I despise bullies. They’re all cut from the same cloth; mean, stupid, and cowardly, good for nothing but making trouble. They prey on the weak. They bow to the strong.
Their swagger masks their lack of confidence. They’re quick to find something else to do when they’re faced with the possibility of being bloodied.
I learned this in school, on the playground.
Dicky Lantz and his side-kick, Gerald Tyler, terrorized my fifth-grade class. They were a head and a half taller than the rest of us, and two years older. They’d been held back for failure to meet graduation standards. They lorded it over all of us until a new kid arrived from Florida.
His name was Dan Kutcher. He was tanned from the Florida sun. We were pasty-white from the overcast northern sky. The girls took to him immediately. He was good-looking and good natured. The boys liked him, too.
He wore his shirt with collar and sleeves casually unbuttoned as though the shirt was an unwanted formality.
Dicky and Gerald sized him up. He was taller than the rest of the class, but shorter than them. They made their usual play on the playground at recess. Dicky shoved Dan, saying, “Did your momma forget to button your shirt”?
Dan hit Dickie in the mouth.
He hit Dicky hard enough to stagger him backward with blood dripping from his chin. Dan said nothing. Dicky and Gerald never bothered Dan again. They never bothered the rest of us either. Whenever they tried, Dan would look up and walk toward them. They wanted no part in fights that left them bleeding.
It was a lesson.
Dicky and Gerald might have ganged-up on Dan and beat him. They didn’t. They knew that even if they whipped him they would pay a price for their victory. Bullies are cowards. They pick on the weak and timid.
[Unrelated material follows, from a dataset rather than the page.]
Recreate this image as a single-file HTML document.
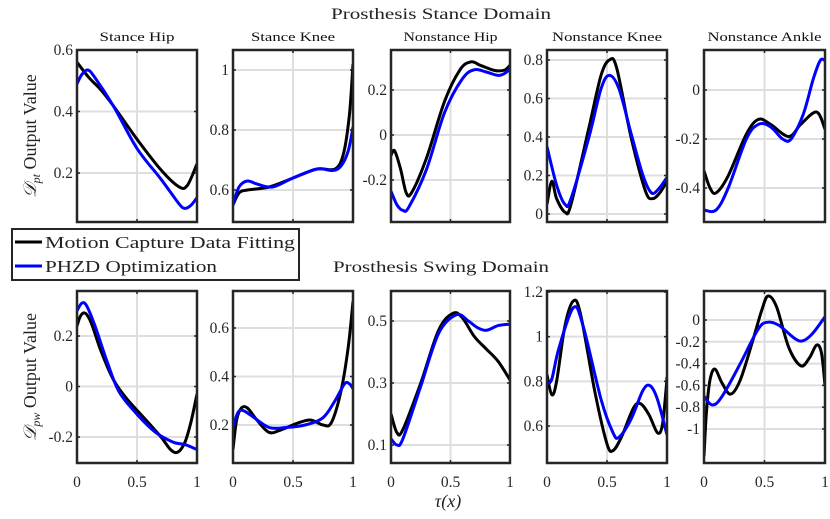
<!DOCTYPE html>
<html><head><meta charset="utf-8"><style>
body{margin:0;background:#fff}
svg{display:block;font-family:"Liberation Serif",serif}
text{font-family:"Liberation Serif",serif}
</style></head><body>
<svg id="s" width="830" height="519" viewBox="0 0 830 519" xmlns="http://www.w3.org/2000/svg">
<text x="331" y="19" font-size="16" textLength="220" lengthAdjust="spacingAndGlyphs" fill="#222">Prosthesis Stance Domain</text>
<text x="333" y="272" font-size="16" textLength="216" lengthAdjust="spacingAndGlyphs" fill="#222">Prosthesis Swing Domain</text>
<text x="448" y="507" font-size="18" text-anchor="middle" font-style="italic" fill="#222">τ(x)</text>
<text transform="translate(36,136) rotate(-90)" font-size="18" text-anchor="middle" fill="#222"><tspan font-style="italic">𝒟</tspan><tspan font-size="12" dy="4" font-style="italic">pt</tspan><tspan dy="-4"> Output Value</tspan></text>
<text transform="translate(36,377) rotate(-90)" font-size="18" text-anchor="middle" fill="#222"><tspan font-style="italic">𝒟</tspan><tspan font-size="12" dy="4" font-style="italic">pw</tspan><tspan dy="-4"> Output Value</tspan></text>
<g id="g"></g>
<rect x="12" y="229" width="287" height="51" fill="#fff" stroke="#262626" stroke-width="2"/>
<line x1="15" y1="242" x2="42" y2="242" stroke="#000" stroke-width="3"/>
<line x1="15" y1="266" x2="42" y2="266" stroke="#0000ff" stroke-width="3"/>
<text x="45" y="248" font-size="17" textLength="250" lengthAdjust="spacingAndGlyphs" fill="#222">Motion Capture Data Fitting</text>
<text x="45" y="272" font-size="17" textLength="172" lengthAdjust="spacingAndGlyphs" fill="#222">PHZD Optimization</text>
</svg>
<script>
const NS="http://www.w3.org/2000/svg";const g=document.getElementById('g');
function el(t,a,txt){const e=document.createElementNS(NS,t);for(const k in a)e.setAttribute(k,a[k]);if(txt!==undefined)e.textContent=txt;g.appendChild(e);return e;}
const xs=[[77,197],[233,353],[391,510],[547,667],[704,825]];
const TL=[75,84,94,110,114];
const P=[
{r:0,t:"Stance Hip",ref:[[0.6,50],[0.2,173]],ticks:[0.2,0.4,0.6],lab:v=>v.toFixed(1),
 b:[[0,0.56],[0.1,0.51],[0.2,0.47],[0.3,0.42],[0.5,0.31],[0.7,0.21],[0.85,0.155],[0.92,0.16],[1,0.23]],
 u:[[0,0.49],[0.04,0.52],[0.09,0.535],[0.15,0.51],[0.3,0.42],[0.5,0.28],[0.7,0.18],[0.85,0.1],[0.9,0.085],[0.95,0.095],[1,0.12]]},
{r:0,t:"Stance Knee",ref:[[1,70],[0.6,190]],ticks:[0.6,0.8,1],lab:v=>v==1?"1":v.toFixed(1),
 b:[[0,0.55],[0.05,0.59],[0.12,0.6],[0.3,0.61],[0.5,0.64],[0.7,0.67],[0.85,0.67],[0.92,0.72],[0.97,0.85],[1,1.02]],
 u:[[0,0.55],[0.05,0.61],[0.12,0.63],[0.2,0.62],[0.33,0.61],[0.5,0.64],[0.7,0.67],[0.83,0.665],[0.9,0.68],[0.96,0.73],[1,0.81]]},
{r:0,t:"Nonstance Hip",ref:[[0.2,90],[-0.2,180]],ticks:[-0.2,0,0.2],lab:v=>v==0?"0":v.toFixed(1),
 b:[[0,-0.09],[0.03,-0.07],[0.08,-0.15],[0.13,-0.26],[0.18,-0.25],[0.3,-0.1],[0.45,0.15],[0.58,0.29],[0.67,0.325],[0.75,0.31],[0.85,0.29],[0.9,0.285],[0.96,0.29],[1,0.31]],
 u:[[0,-0.25],[0.05,-0.31],[0.1,-0.335],[0.15,-0.32],[0.3,-0.15],[0.45,0.1],[0.6,0.25],[0.7,0.29],[0.8,0.28],[0.9,0.265],[0.96,0.275],[1,0.295]]},
{r:0,t:"Nonstance Knee",ref:[[0.8,60],[0,214]],ticks:[0,0.2,0.4,0.6,0.8],lab:v=>v==0?"0":v.toFixed(1),
 b:[[0,0.05],[0.04,0.17],[0.08,0.08],[0.15,0.01],[0.2,0.05],[0.35,0.45],[0.45,0.72],[0.52,0.8],[0.58,0.76],[0.7,0.4],[0.82,0.12],[0.88,0.08],[0.94,0.11],[1,0.17]],
 u:[[0,0.35],[0.08,0.15],[0.15,0.05],[0.2,0.08],[0.35,0.4],[0.45,0.65],[0.52,0.72],[0.6,0.65],[0.7,0.42],[0.8,0.2],[0.87,0.11],[0.93,0.13],[1,0.19]]},
{r:0,t:"Nonstance Ankle",ref:[[0,90],[-0.4,188]],ticks:[-0.4,-0.2,0],lab:v=>v==0?"0":v.toFixed(1),
 b:[[0,-0.33],[0.05,-0.4],[0.1,-0.42],[0.2,-0.35],[0.35,-0.18],[0.45,-0.12],[0.55,-0.14],[0.7,-0.19],[0.8,-0.14],[0.93,-0.09],[1,-0.16]],
 u:[[0,-0.49],[0.1,-0.49],[0.2,-0.4],[0.35,-0.2],[0.45,-0.14],[0.55,-0.15],[0.65,-0.2],[0.72,-0.2],[0.82,-0.1],[0.9,0.04],[0.96,0.12],[1,0.12]]},
{r:1,ref:[[0.2,336],[-0.2,437]],ticks:[-0.2,0,0.2],lab:v=>v==0?"0":v.toFixed(1),
 b:[[0,0.24],[0.03,0.28],[0.07,0.29],[0.12,0.25],[0.2,0.14],[0.3,0.03],[0.4,-0.04],[0.55,-0.12],[0.7,-0.2],[0.78,-0.25],[0.84,-0.26],[0.9,-0.22],[0.95,-0.14],[1,-0.03]],
 u:[[0,0.3],[0.04,0.33],[0.08,0.32],[0.15,0.24],[0.25,0.1],[0.35,-0.02],[0.5,-0.11],[0.65,-0.18],[0.8,-0.22],[0.9,-0.23],[1,-0.25]]},
{r:1,ref:[[0.6,328],[0.2,425]],ticks:[0.2,0.4,0.6],lab:v=>v.toFixed(1),
 b:[[0,0.1],[0.03,0.22],[0.07,0.27],[0.12,0.27],[0.2,0.22],[0.3,0.17],[0.4,0.18],[0.55,0.21],[0.65,0.22],[0.75,0.2],[0.82,0.21],[0.9,0.34],[0.96,0.52],[1,0.71]],
 u:[[0,0.19],[0.04,0.25],[0.08,0.26],[0.15,0.24],[0.3,0.19],[0.45,0.19],[0.6,0.2],[0.75,0.23],[0.85,0.3],[0.93,0.37],[0.97,0.37],[1,0.35]]},
{r:1,ref:[[0.5,321],[0.1,445]],ticks:[0.1,0.3,0.5],lab:v=>v.toFixed(1),
 b:[[0,0.2],[0.05,0.14],[0.1,0.15],[0.25,0.3],[0.4,0.47],[0.52,0.525],[0.6,0.51],[0.7,0.45],[0.8,0.41],[0.9,0.37],[1,0.31]],
 u:[[0,0.12],[0.05,0.1],[0.1,0.12],[0.25,0.29],[0.4,0.46],[0.55,0.52],[0.65,0.5],[0.72,0.48],[0.8,0.47],[0.9,0.485],[1,0.49]]},
{r:1,ref:[[1.2,292],[0.6,426]],ticks:[0.6,0.8,1,1.2],lab:v=>v==1?"1":v.toFixed(1),
 b:[[0,0.83],[0.04,0.74],[0.08,0.8],[0.15,1.05],[0.22,1.16],[0.28,1.1],[0.4,0.75],[0.5,0.52],[0.55,0.49],[0.62,0.55],[0.72,0.68],[0.78,0.7],[0.85,0.65],[0.92,0.57],[0.96,0.6],[0.99,0.75],[1,0.82]],
 u:[[0,0.79],[0.04,0.81],[0.1,0.95],[0.22,1.13],[0.3,1.05],[0.45,0.72],[0.55,0.57],[0.6,0.55],[0.7,0.63],[0.8,0.76],[0.86,0.78],[0.92,0.72],[1,0.56]]},
{r:1,ref:[[0,320],[-1,429]],ticks:[-1,-0.8,-0.6,-0.4,-0.2,0],lab:v=>v==0?"0":v==-1?"-1":v.toFixed(1),
 b:[[0,-1.25],[0.02,-0.85],[0.05,-0.55],[0.09,-0.45],[0.15,-0.58],[0.22,-0.68],[0.3,-0.55],[0.4,-0.2],[0.48,0.1],[0.53,0.22],[0.6,0.12],[0.7,-0.25],[0.8,-0.42],[0.87,-0.35],[0.93,-0.23],[0.97,-0.3],[1,-0.6]],
 u:[[0,-0.7],[0.07,-0.78],[0.15,-0.7],[0.3,-0.4],[0.45,-0.08],[0.53,-0.02],[0.62,-0.05],[0.75,-0.17],[0.82,-0.19],[0.9,-0.12],[1,0.03]]}
];
function spline(pts){let d="M"+pts[0][0]+","+pts[0][1];
 for(let i=0;i<pts.length-1;i++){const p0=pts[Math.max(0,i-1)],p1=pts[i],p2=pts[i+1],p3=pts[Math.min(pts.length-1,i+2)];
 const c1=[p1[0]+(p2[0]-p0[0])/6,p1[1]+(p2[1]-p0[1])/6],c2=[p2[0]-(p3[0]-p1[0])/6,p2[1]-(p3[1]-p1[1])/6];
 d+=` C${c1[0].toFixed(1)},${c1[1].toFixed(1)} ${c2[0].toFixed(1)},${c2[1].toFixed(1)} ${p2[0].toFixed(1)},${p2[1].toFixed(1)}`;}return d;}
P.forEach((p,i)=>{const [x0,x1]=xs[i%5];const y0=p.r?291:50,y1=p.r?463:222;
 const [[va,pa],[vb,pb]]=p.ref;const Y=v=>pa+(v-va)*(pb-pa)/(vb-va);const X=t=>x0+t*(x1-x0);
 const xm=X(0.5);el('line',{x1:xm,y1:y0,x2:xm,y2:y1,stroke:'#dedede','stroke-width':2});
 p.ticks.forEach(v=>{const y=Y(v);el('line',{x1:x0,y1:y,x2:x1,y2:y,stroke:'#dedede','stroke-width':2});
  el('line',{x1:x0,y1:y,x2:x0+3,y2:y,stroke:'#262626','stroke-width':1.5});el('line',{x1:x1-3,y1:y,x2:x1,y2:y,stroke:'#262626','stroke-width':1.5});
  el('text',{x:x0-4,y:y+5,'font-size':15.5,'text-anchor':'end',fill:'#262626'},p.lab(v));});
 [0,0.5,1].forEach(t=>{el('line',{x1:X(t),y1:y0,x2:X(t),y2:y0+3,stroke:'#262626','stroke-width':1.5});el('line',{x1:X(t),y1:y1-3,x2:X(t),y2:y1,stroke:'#262626','stroke-width':1.5});
  if(p.r)el('text',{x:X(t),y:487,'font-size':15.5,'text-anchor':'middle',fill:'#262626'},t==0.5?"0.5":String(t));});
 const cp=el('clipPath',{id:'c'+i});const r=document.createElementNS(NS,'rect');r.setAttribute('x',x0);r.setAttribute('y',y0);r.setAttribute('width',x1-x0);r.setAttribute('height',y1-y0);cp.appendChild(r);
 [['b','#000'],['u','#0000ff']].forEach(([k,c])=>{el('path',{d:spline(p[k].map(q=>[X(q[0]),Y(q[1])])),fill:'none',stroke:c,'stroke-width':3,'clip-path':`url(#c${i})`});});
 el('rect',{x:x0,y:y0,width:x1-x0,height:y1-y0,fill:'none',stroke:'#262626','stroke-width':2.5});
 if(p.t)el('text',{x:(x0+x1)/2-TL[i]/2,y:41,'font-size':13,textLength:TL[i],lengthAdjust:'spacingAndGlyphs',fill:'#111'},p.t);
});
</script>
</body></html>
They stay away from the brave.
I think everyone in my fifth-grade class walked away with a new understanding of what can be gained by facing fear with courage.
Years later, in my ninth-grade literature class I read these lines: “Cowards die many times before their deaths; The valiant never taste of death but once” – Julius Caesar, Act II, Scene 2.
Shakespeare wrote beautifully what I already knew.
Dan Kutcher taught me that in fifth-grade.